As those of you who feverishly follow this blog know, I was the fortunate recipient of a couple of autographed books (gratis) a number of weeks back — Dreaming of Gwen Stefani, and Small Town Punk. I posted on Gwen Stefani earlier, and I had the pleasure of finishing Small Town Punk, by John Sheppard, this week.

I would have finished Small Town Punk (and posted on it) earlier, except I’m a dope and accidentally left my copy (did I mention it was autographed?) on a plane as I was a mere fifty pages from the finish line. So I had to track down another copy and forge the author’s signature on the front page.
Anyway, this was a fun book. I was initially a little slow on the uptake and didn’t quite get the characters at the beginning, but in no time I was along for the ride with them and enjoying the heck out of it. Sheppard’s main character/narrator, Buzz Pepper, is a little bit Holden Caulfield-esque, had Caulfield grown up in Sarasota, Florida, in the eighties. He’s not afraid to cuss, and he has no warm and fuzzy feelings for the Establishment. One difference between them being that Buzz actually has a couple of friends (Dave and Albino) and is close to his sister, and following the dynamic between all of them is a blast. They like to smoke, lie to their parents, badmouth the Pizza Hut where most of them work, and look down on the rest of the world as they try to capitalize on every opportunity they come across to score someone’s meds and pop pills.

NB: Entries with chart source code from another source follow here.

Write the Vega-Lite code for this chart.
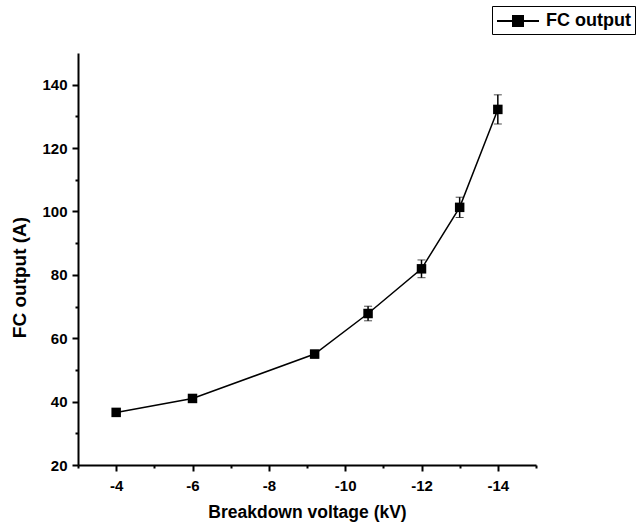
{
  "$schema": "https://vega.github.io/schema/vega-lite/v6.json",
  "width": 458,
  "height": 412,
  "autosize": {"type": "none"},
  "padding": {"left": 78, "top": 53, "right": 103, "bottom": 59},
  "background": "white",
  "config": {
    "view": {"stroke": null},
    "font": "Liberation Sans",
    "axis": {
      "grid": false,
      "domainColor": "black",
      "domainWidth": 2,
      "tickColor": "black",
      "tickWidth": 2,
      "labelColor": "black",
      "labelFont": "Liberation Sans",
      "labelFontWeight": "bold",
      "labelFontSize": 15,
      "titleColor": "black",
      "titleFont": "Liberation Sans",
      "titleFontWeight": "bold",
      "titleFontSize": 17.5
    }
  },
  "data": {
    "values": [
      {"voltage": -4, "output": 36.6, "lo": 36.1, "hi": 37.1, "series": "FC output"},
      {"voltage": -6, "output": 41.0, "lo": 40.5, "hi": 41.5, "series": "FC output"},
      {"voltage": -9.2, "output": 55.0, "lo": 53.8, "hi": 56.2, "series": "FC output"},
      {"voltage": -10.6, "output": 67.8, "lo": 65.5, "hi": 70.1, "series": "FC output"},
      {"voltage": -12, "output": 81.9, "lo": 79.1, "hi": 84.7, "series": "FC output"},
      {"voltage": -13, "output": 101.3, "lo": 98.1, "hi": 104.5, "series": "FC output"},
      {"voltage": -14, "output": 132.2, "lo": 127.6, "hi": 136.8, "series": "FC output"}
    ]
  },
  "layer": [
    {
      "mark": {"type": "line", "strokeWidth": 1.5},
      "encoding": {
        "x": {
          "field": "voltage",
          "type": "quantitative",
          "title": "Breakdown voltage (kV)",
          "scale": {"domain": [-15, -3], "reverse": true, "nice": false, "zero": false},
          "axis": {
            "values": [-3, -4, -5, -6, -7, -8, -9, -10, -11, -12, -13, -14, -15],
            "tickCount": 30,
            "labelExpr": "abs(datum.value) % 2 == 0 ? '' + datum.value : ''",
            "tickSize": {"condition": {"test": "abs(datum.value) % 2 == 1", "value": 3}, "value": 6},
            "labelPadding": 7,
            "titlePadding": 10,
            "labelFlush": false,
            "labelOverlap": false
          }
        },
        "y": {
          "field": "output",
          "type": "quantitative",
          "title": "FC output (A)",
          "scale": {"domain": [20, 150], "nice": false, "zero": false},
          "axis": {
            "values": [20, 30, 40, 50, 60, 70, 80, 90, 100, 110, 120, 130, 140],
            "tickCount": 30,
            "labelExpr": "datum.value % 20 == 0 ? '' + datum.value : ''",
            "tickSize": {"condition": {"test": "datum.value % 20 != 0", "value": 3}, "value": 6},
            "labelPadding": 5,
            "titlePadding": 12,
            "titleFontSize": 19,
            "titleY": 224,
            "labelFlush": false,
            "labelOverlap": false
          }
        },
        "color": {
          "field": "series",
          "type": "nominal",
          "scale": {"range": ["black"]},
          "legend": {
            "title": null,
            "orient": "none",
            "legendX": 414,
            "legendY": -47,
            "strokeColor": "black",
            "padding": 4,
            "symbolType": "M-1,0H0.6M1.6,0H3.2M0.6,-0.5H1.6V0.5H0.6Z",
            "symbolSize": 400,
            "symbolFillColor": "black",
            "symbolStrokeColor": "black",
            "symbolStrokeWidth": 2,
            "labelFont": "Liberation Sans",
            "labelFontWeight": "bold",
            "labelFontSize": 18,
            "labelColor": "black",
            "labelOffset": 28
          }
        }
      }
    },
    {
      "mark": {"type": "errorbar", "ticks": {"size": 8, "strokeWidth": 1.5}, "rule": {"strokeWidth": 1.5}, "color": "black"},
      "encoding": {
        "x": {"field": "voltage", "type": "quantitative", "title": "Breakdown voltage (kV)"},
        "y": {"field": "lo", "type": "quantitative", "title": "FC output (A)"},
        "y2": {"field": "hi"}
      }
    },
    {
      "mark": {"type": "point", "shape": "square", "filled": true, "size": 90, "color": "black", "opacity": 1},
      "encoding": {
        "x": {"field": "voltage", "type": "quantitative", "title": "Breakdown voltage (kV)"},
        "y": {"field": "output", "type": "quantitative", "title": "FC output (A)"}
      }
    }
  ]
}
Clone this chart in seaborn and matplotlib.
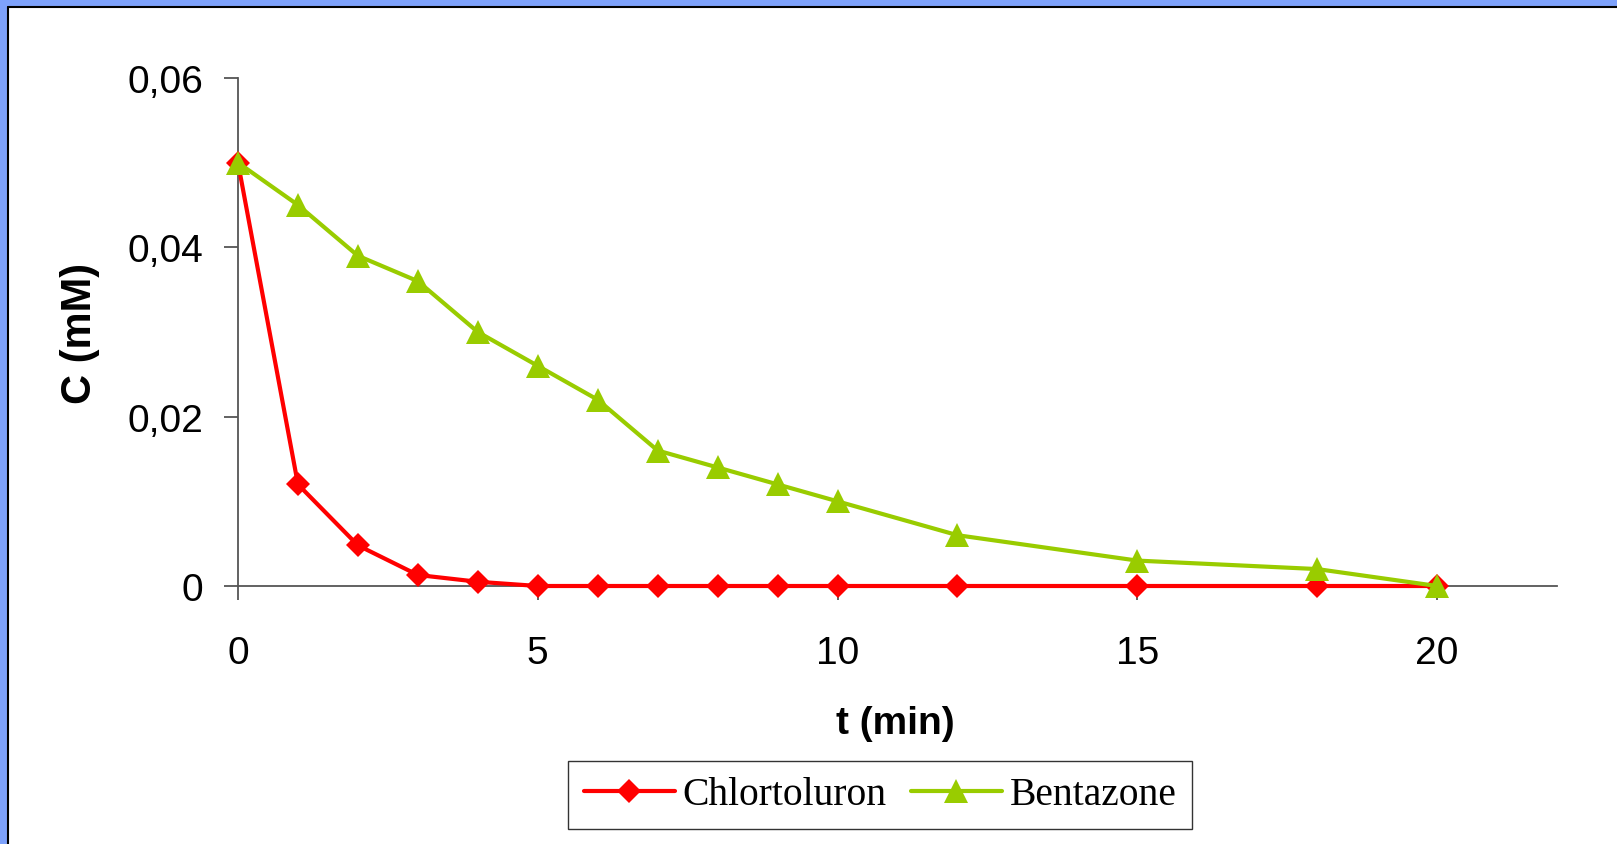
import matplotlib
matplotlib.use("Agg")
import pandas as pd
import matplotlib.pyplot as plt
import seaborn as sns
from matplotlib.patches import Rectangle
from matplotlib.lines import Line2D

# data
t_min = [0, 1, 2, 3, 4, 5, 6, 7, 8, 9, 10, 12, 15, 18, 20]
chlortoluron = [0.05, 0.012, 0.0048, 0.0013, 0.0005, 0, 0, 0, 0, 0, 0, 0, 0, 0, 0]
bentazone = [0.05, 0.045, 0.039, 0.036, 0.030, 0.026, 0.022, 0.016, 0.014, 0.012,
             0.010, 0.006, 0.003, 0.002, 0.0]
x_ticks = [0, 5, 10, 15, 20]
y_ticks = [0, 0.02, 0.04, 0.06]
y_tick_labels = ['0', '0,02', '0,04', '0,06']

df = pd.DataFrame({'t': t_min, 'Chlortoluron': chlortoluron, 'Bentazone': bentazone})

sns.set_style('white')
plt.rcParams['font.family'] = ['Liberation Sans', 'DejaVu Sans']
plt.rcParams['text.color'] = 'black'

fig = plt.figure(figsize=(16.17, 8.45), dpi=100)
fig.patch.set_facecolor('white')

# slide border (top and left only)
blue = '#7EA2FB'
fig.add_artist(Rectangle((0, 1 - 7 / 845), 1, 7 / 845, transform=fig.transFigure,
                         facecolor=blue, edgecolor='none'))
fig.add_artist(Rectangle((0, 0), 7 / 1617, 1, transform=fig.transFigure,
                         facecolor=blue, edgecolor='none'))
fig.add_artist(Line2D([7.5 / 1617, 1], [1 - 8 / 845, 1 - 8 / 845], transform=fig.transFigure,
                      color='black', lw=1.5))
fig.add_artist(Line2D([8 / 1617, 8 / 1617], [0, 1 - 7.5 / 845], transform=fig.transFigure,
                      color='black', lw=1.5))

ax = fig.add_axes([238 / 1617, 1 - 587 / 845, (1557 - 238) / 1617, (587 - 79) / 845])
ax.set_facecolor('white')

sns.lineplot(data=df, x='t', y='Chlortoluron', ax=ax, color='#FF0000', lw=3,
             marker='D', markersize=12.5, markeredgecolor='#FF0000', markeredgewidth=0,
             label='Chlortoluron', clip_on=False, zorder=3)
sns.lineplot(data=df, x='t', y='Bentazone', ax=ax, color='#99CC00', lw=3,
             marker='^', markersize=17.5, markeredgecolor='#99CC00', markeredgewidth=0,
             label='Bentazone', clip_on=False, zorder=4)

ax.set_xlim(0, 22)
ax.set_ylim(0, 0.06)
ax.set_xticks(x_ticks)
ax.set_xticklabels([str(v) for v in x_ticks])
ax.set_yticks(y_ticks)
ax.set_yticklabels(y_tick_labels)
ax.set_xlabel('')
ax.set_ylabel('')

for side in ['top', 'right']:
    ax.spines[side].set_visible(False)
for side in ['left', 'bottom']:
    ax.spines[side].set_color('#555555')
    ax.spines[side].set_linewidth(1.3)

ax.tick_params(axis='both', direction='out', length=10, width=1.3, color='#555555',
               labelsize=28, labelcolor='black')
ax.tick_params(axis='x', pad=25)
ax.tick_params(axis='y', pad=15)
ax.xaxis.set_ticks_position('bottom')
ax.yaxis.set_ticks_position('left')

fig.text(80 / 1617, 1 - 333 / 845, 'C (mM)', rotation=90, ha='center', va='center',
         fontsize=30, fontweight='bold', color='black')
fig.text(895 / 1617, 1 - 724 / 845, 't (min)', ha='center', va='center',
         fontsize=28, fontweight='bold', color='black')

handles, labels = ax.get_legend_handles_labels()
if ax.get_legend() is not None:
    ax.get_legend().remove()
leg = fig.legend(handles, labels, loc='center', bbox_to_anchor=(880 / 1617, 1 - 796 / 845),
                 ncol=2, frameon=True, fancybox=False, shadow=False,
                 prop={'family': 'Liberation Serif', 'size': 28.5},
                 handlelength=2.3, handletextpad=0.2, columnspacing=0.6,
                 borderpad=0.4, edgecolor='black')
leg.get_frame().set_linewidth(1.0)
for txt in leg.get_texts():
    txt.set_color('black')

fig.savefig('out.png', dpi=100)
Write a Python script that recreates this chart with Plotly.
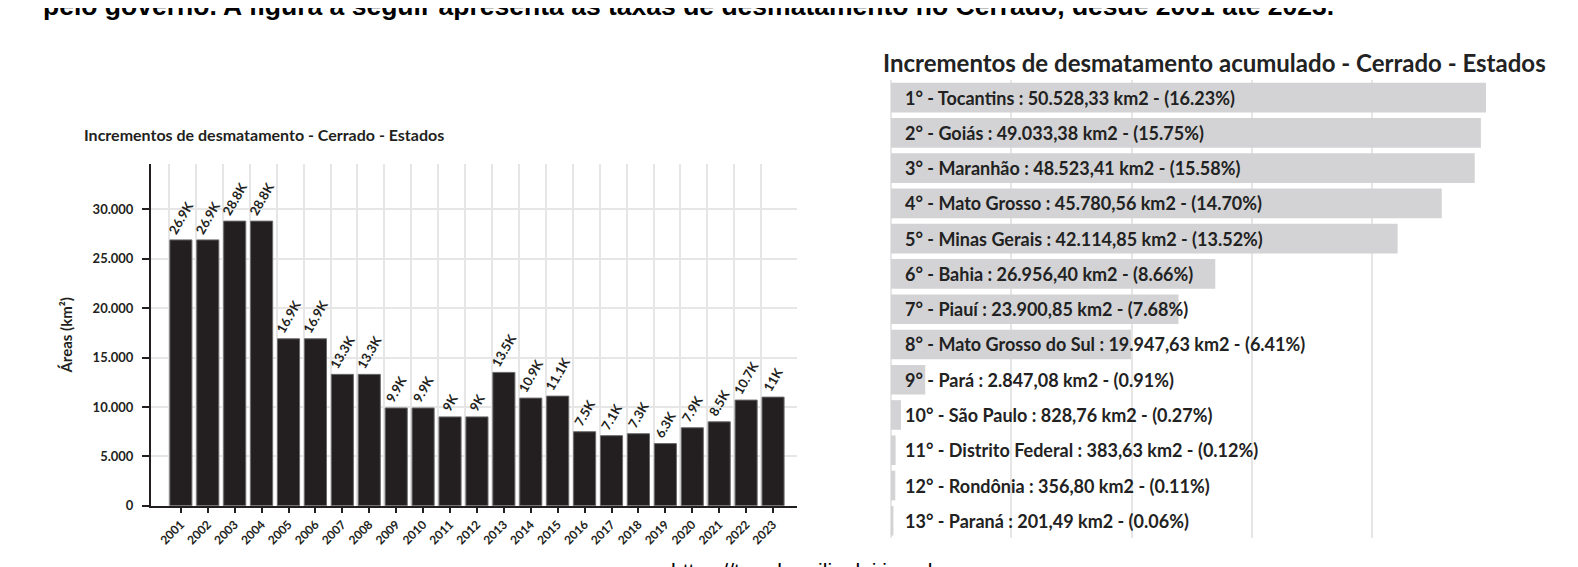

Examples of Buzz’s attitude are represented by the following excerpts:
I’d already [broken into the jukebox at the Pizza Hut] dozens of times, replacing the more noxious songs with punk singles. Hated Youth, Roach Motel, Voodoo Idols, Street Kidz, the Panics and Lethal Yellow replaced Phil Collins, Michael Jackson, Tommy Tutone, the Oak Ridge Boys, REO Speedwagon and Kenny Rogers. The top forty shit went to the inside floor of the machine after spending some time Frisbee-skipping across the parking lot.
Or:
I hated Tolkien. All he wrote was ponderous escapist bullshit that bore no resemblance to real life. Evil is too evil to be actually evil. And good is impossibly good. And it’s written like a high school history textbook, so that the d*cks who read it can pat themselves on the back for being smart.
I expected this book to be along the lines of King Dork, another recent fave, but they are very different (although both use the word “ramoning” at some point). Both of the main characters are sort of outcasts, but they’re completely different kinds of outcasts, with completely different outlooks on life and their peers. And while I’m not sure Buzz and I would have hung out much together, he, like Chi-Mo from King Dork, is a guy you can’t help rooting for.
April 30th, 2007 at 7:51 am
ARHGHABLARGHA.
you and king dork.
ok-you, the rest of the freakin’ world, and king dork.
i’m going to go build a hut and stay in it for a couple of years. probably end up reemerging just in time for the paperback release.
April 30th, 2007 at 10:14 am
Russ: At least it wasn’t me this time.